Data excerpt:
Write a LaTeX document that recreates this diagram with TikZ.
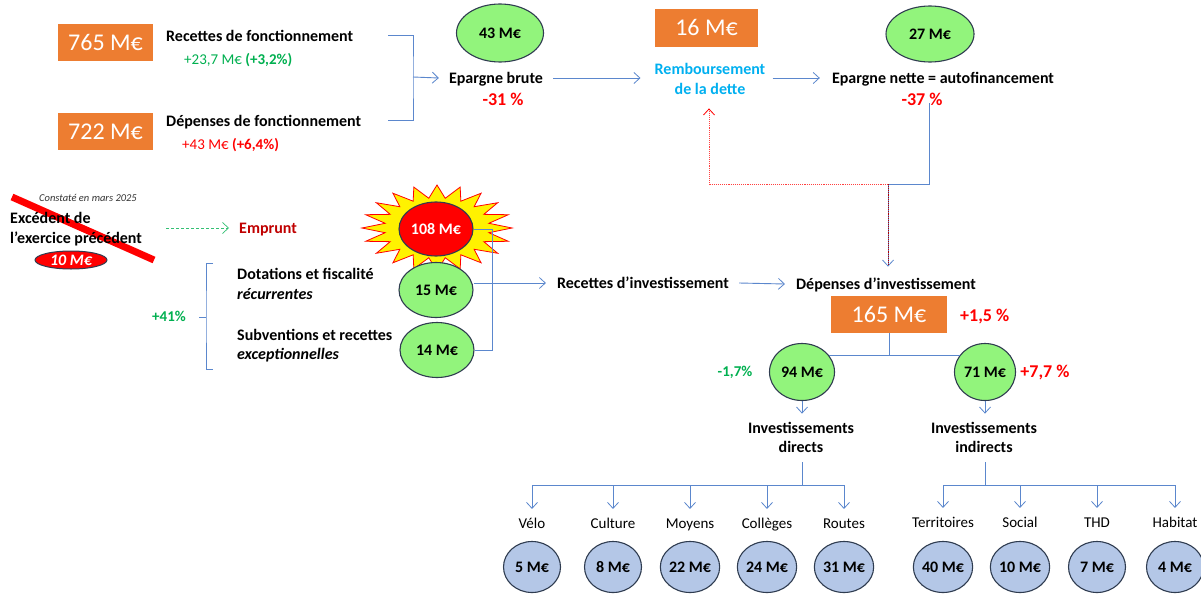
\documentclass[tikz,border=0pt]{standalone}
\usepackage{fontspec}
\setmainfont{Carlito}
\usetikzlibrary{arrows.meta,shapes.geometric,calc}
\definecolor{orangebox}{RGB}{237,125,49}
\definecolor{lgreen}{RGB}{146,244,124}
\definecolor{lblue}{RGB}{180,199,231}
\definecolor{edge}{RGB}{47,60,80}
\definecolor{linkblue}{RGB}{91,135,205}
\definecolor{gtxt}{RGB}{0,176,80}
\definecolor{cyantxt}{RGB}{0,176,240}
\definecolor{darkred}{RGB}{192,0,0}
\newcommand{\fsz}[1]{\fontsize{#1}{#1}\selectfont}

\begin{document}
\begin{tikzpicture}[x=1pt,y=-1pt,
  txt/.style={inner sep=0pt, text height=10.4pt, text depth=0pt},
  lbl/.style={txt, font=\fsz{16}\bfseries},
  sub/.style={txt, text height=9.7pt, font=\fsz{15}},
  pct/.style={txt, text height=11.7pt, font=\fsz{18}\bfseries, text=red},
  valbox/.style={rectangle, fill=orangebox, text=white, font=\fsz{24},
    inner sep=0pt, text height=15.6pt, text depth=0pt},
  oval/.style={ellipse, draw=edge, line width=1.1pt, fill=lgreen,
    inner sep=0pt, text height=10.4pt, text depth=0pt, font=\fsz{16}\bfseries},
  blob/.style={oval, fill=lblue, minimum width=57pt, minimum height=51pt},
  link/.style={draw=linkblue, line width=0.9pt},
  tip/.style={-{Straight Barb[length=6pt,width=11pt,line width=0.8pt]}},
  rtip/.style={-{Straight Barb[length=6pt,width=11pt,line width=0.8pt,color=red]}}
]
\fill[white] (0,0) rectangle (1201,594);
\useasboundingbox (0,0) rectangle (1201,594);

% ---------- operating section ----------
\node[valbox, minimum width=95pt, minimum height=37pt] (b765) at (105.5,42.5) {765 M€};
\node[lbl, anchor=west] (rf) at (166,36) {Recettes de fonctionnement};
\node[sub, text=gtxt, anchor=west] (rfd) at (184,60) {+23,7 M€ \textbf{(+3,2\%)}};
\node[valbox, minimum width=95pt, minimum height=37pt] (b722) at (105.5,131.5) {722 M€};
\node[lbl, anchor=west] (df) at (166,121) {Dépenses de fonctionnement};
\node[sub, text=red, anchor=west] (dfd) at (182,145) {+43 M€ \textbf{(+6,4\%)}};

\coordinate (brt) at (388,35);
\coordinate (brb) at (388,120);
\coordinate (brm) at (413,77);
\draw[link] (brt) -| (brm) |- (brb);

\node[oval, minimum width=87pt, minimum height=58pt] (e43) at (500,33) {43 M€};
\node[lbl] (eb) at (496,78) {Epargne brute};
\node[pct] (ebp) at (503,100) {-31 \%};
\draw[link, tip] (brm) -- ($(eb.west)+(-10,0)$);

\node[valbox, minimum width=103pt, minimum height=38pt] (b16) at (706.5,28) {16 M€};
\node[lbl, text=cyantxt] (rb1) at (710,69) {Remboursement};
\node[lbl, text=cyantxt] (rb2) at (710,89) {de la dette};
\draw[link, tip] ($(eb.east)+(10,0)$) -- ($(rb1.west |- eb.east)+(-14,0)$);

\node[oval, minimum width=88pt, minimum height=56pt] (e27) at (930,34) {27 M€};
\node[lbl] (en) at (943,78) {Epargne nette = autofinancement};
\node[pct] (enp) at (922,100) {-37 \%};
\draw[link, tip] ($(rb1.east |- en.west)+(7,0)$) -- ($(en.west)+(-12,0)$);

% self-financing split: debt repayment and investment
\coordinate (split) at (888,184);
\draw[link] (929,103) |- (split);
\draw[red!75, densely dotted, line width=0.9pt, rtip] (split) -| ($(rb2.south)+(-1,14)$);

% ---------- previous-year surplus (struck out) ----------
\draw[red, line width=7pt] (12,197) -- (154,260);
\node[txt, text height=6.5pt, font=\fsz{10.5}\itshape, text=black!80] (cst) at (88,198) {Constaté en mars 2025};
\node[lbl, anchor=west] (ex1) at (10,218) {Excédent de};
\node[lbl, anchor=west] (ex2) at (10,238) {l’exercice précédent};
\node[ellipse, draw=edge, line width=1pt, fill=red, text=white, inner sep=0pt,
  text height=10.4pt, text depth=0pt,
  minimum width=72pt, minimum height=18pt, font=\fsz{16}\bfseries\itshape] (e10) at (71,260) {10 M€};

\node[lbl, text=darkred, anchor=west] (emp) at (239,228) {Emprunt};
\draw[gtxt!80, densely dashed, line width=0.7pt,
  -{Straight Barb[length=6pt,width=11pt,line width=0.7pt]}] (166,228) -- ($(emp.west)+(-10,0)$);

% ---------- investment revenue ----------
\draw[red, fill=yellow, line width=0.8pt]
  plot[samples at={0,...,39}]
  ({437+75*(1-0.3*mod(\x,2))*cos(90+9*\x)}, {228-43*(1-0.3*mod(\x,2))*sin(90+9*\x)}) -- cycle;
\node[oval, fill=red, text=white, minimum width=74pt, minimum height=54pt] (e108) at (436,229) {108 M€};
\node[oval, minimum width=74pt, minimum height=55pt] (e15) at (436,290) {15 M€};
\node[oval, minimum width=74pt, minimum height=55pt] (e14) at (437,350) {14 M€};

\node[lbl, anchor=west] (dot1) at (237,274) {Dotations et fiscalité};
\node[txt, font=\fsz{16}\bfseries\itshape, anchor=west] (dot2) at (237,294) {récurrentes};
\node[lbl, anchor=west] (sub1) at (237,335) {Subventions et recettes};
\node[txt, font=\fsz{16}\bfseries\itshape, anchor=west] (sub2) at (237,354) {exceptionnelles};

\node[txt, text height=9.7pt, font=\fsz{15}\bfseries, text=gtxt] (p41) at (169,317) {+41\%};
\coordinate (cbt) at (213,263);
\coordinate (cbb) at (213,369);
\coordinate (cbm) at (206,317);
\draw[link] (cbt) -| (cbm) |- (cbb);
\draw[link] (cbm) -- ++(-7,0);

\draw[link] (e108.east) -- ++(19,0) |- (e14.east);
\node[lbl] (ri) at (643,283) {Recettes d’investissement};
\draw[link, tip] ($(e15.east)+(0,-7)$) -- ($(ri.west)+(-11,0)$);

\node[lbl] (di) at (886,284) {Dépenses d’investissement};
\draw[link, tip] ($(ri.east)+(10,0)$) -- ($(di.west)+(-11,0)$);
\draw[link, tip] (split) -- ($(di.north -| split)+(0,-12)$);
\draw[red!70!black, densely dotted, line width=0.9pt] (split) -- ($(di.north -| split)+(0,-13)$);

% ---------- investment spending ----------
\node[valbox, minimum width=116pt, minimum height=37pt] (b165) at (889,314.5) {165 M€};
\node[pct, anchor=west] (p165) at (960,316) {+1,5 \%};

\node[oval, minimum width=65pt, minimum height=57pt] (e94) at (802,372) {94 M€};
\node[oval, minimum width=61pt, minimum height=57pt] (e71) at (985,372) {71 M€};
\node[txt, text height=9.7pt, font=\fsz{15}\bfseries, text=gtxt] (p94) at (735,372) {-1,7\%};
\node[pct] (p71) at (1045,372) {+7,7 \%};

\coordinate (fork) at (889,355);
\draw[link] (b165.south) -- (fork);
\draw[link] ($(e94)+(27,-17)$) -- ($(e71)+(-25,-17)$);

\node[lbl] (id1) at (801,428) {Investissements};
\node[lbl] (id2) at (801,447) {directs};
\node[lbl] (ii1) at (984,428) {Investissements};
\node[lbl] (ii2) at (984,447) {indirects};
\draw[link, tip] (e94.south) -- ($(id1.north -| e94.south)+(0,-9)$);
\draw[link, tip] (e71.south) -- ($(ii1.north -| e71.south)+(0,-9)$);

% direct investments
\coordinate (dh) at (802,485);
\draw[link] ($(id2.south -| dh)+(0,10)$) -- (dh);
\draw[link] (532,485) -- (844,485);
\foreach \n/\x/\t/\v in {velo/532/Vélo/5, cult/613/Culture/8, moy/690/Moyens/22,
                         coll/767/Collèges/24, rout/844/Routes/31}{
  \node[sub] (l\n) at (\x,524) {\t};
  \node[blob] (c\n) at (\x,567) {\v\ M€};
  \draw[link, tip] (\x,485) -- ($(l\n.north)+(0,-10)$);
}

% indirect investments
\coordinate (ih) at (985,485);
\draw[link] ($(ii2.south -| ih)+(0,10)$) -- (ih);
\draw[link] (943,485) -- (1175,485);
\foreach \n/\x/\t/\v in {terr/943/Territoires/40, soc/1020/Social/10,
                         thd/1097/THD/7, hab/1175/Habitat/4}{
  \node[sub] (l\n) at (\x,523) {\t};
  \node[blob] (c\n) at (\x,567) {\v\ M€};
  \draw[link, tip] (\x,485) -- ($(l\n.north)+(0,-10)$);
}
\end{tikzpicture}
\end{document}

What the task asks:
Pictures stay out. Print the data exactly, from its first line through the line containing "(brm) |- (brb);".

Final result:
Write a LaTeX document that recreates this diagram with TikZ.
\documentclass[tikz,border=0pt]{standalone}
\usepackage{fontspec}
\setmainfont{Carlito}
\usetikzlibrary{arrows.meta,shapes.geometric,calc}
\definecolor{orangebox}{RGB}{237,125,49}
\definecolor{lgreen}{RGB}{146,244,124}
\definecolor{lblue}{RGB}{180,199,231}
\definecolor{edge}{RGB}{47,60,80}
\definecolor{linkblue}{RGB}{91,135,205}
\definecolor{gtxt}{RGB}{0,176,80}
\definecolor{cyantxt}{RGB}{0,176,240}
\definecolor{darkred}{RGB}{192,0,0}
\newcommand{\fsz}[1]{\fontsize{#1}{#1}\selectfont}

\begin{document}
\begin{tikzpicture}[x=1pt,y=-1pt,
  txt/.style={inner sep=0pt, text height=10.4pt, text depth=0pt},
  lbl/.style={txt, font=\fsz{16}\bfseries},
  sub/.style={txt, text height=9.7pt, font=\fsz{15}},
  pct/.style={txt, text height=11.7pt, font=\fsz{18}\bfseries, text=red},
  valbox/.style={rectangle, fill=orangebox, text=white, font=\fsz{24},
    inner sep=0pt, text height=15.6pt, text depth=0pt},
  oval/.style={ellipse, draw=edge, line width=1.1pt, fill=lgreen,
    inner sep=0pt, text height=10.4pt, text depth=0pt, font=\fsz{16}\bfseries},
  blob/.style={oval, fill=lblue, minimum width=57pt, minimum height=51pt},
  link/.style={draw=linkblue, line width=0.9pt},
  tip/.style={-{Straight Barb[length=6pt,width=11pt,line width=0.8pt]}},
  rtip/.style={-{Straight Barb[length=6pt,width=11pt,line width=0.8pt,color=red]}}
]
\fill[white] (0,0) rectangle (1201,594);
\useasboundingbox (0,0) rectangle (1201,594);

% ---------- operating section ----------
\node[valbox, minimum width=95pt, minimum height=37pt] (b765) at (105.5,42.5) {765 M€};
\node[lbl, anchor=west] (rf) at (166,36) {Recettes de fonctionnement};
\node[sub, text=gtxt, anchor=west] (rfd) at (184,60) {+23,7 M€ \textbf{(+3,2\%)}};
\node[valbox, minimum width=95pt, minimum height=37pt] (b722) at (105.5,131.5) {722 M€};
\node[lbl, anchor=west] (df) at (166,121) {Dépenses de fonctionnement};
\node[sub, text=red, anchor=west] (dfd) at (182,145) {+43 M€ \textbf{(+6,4\%)}};

\coordinate (brt) at (388,35);
\coordinate (brb) at (388,120);
\coordinate (brm) at (413,77);
\draw[link] (brt) -| (brm) |- (brb);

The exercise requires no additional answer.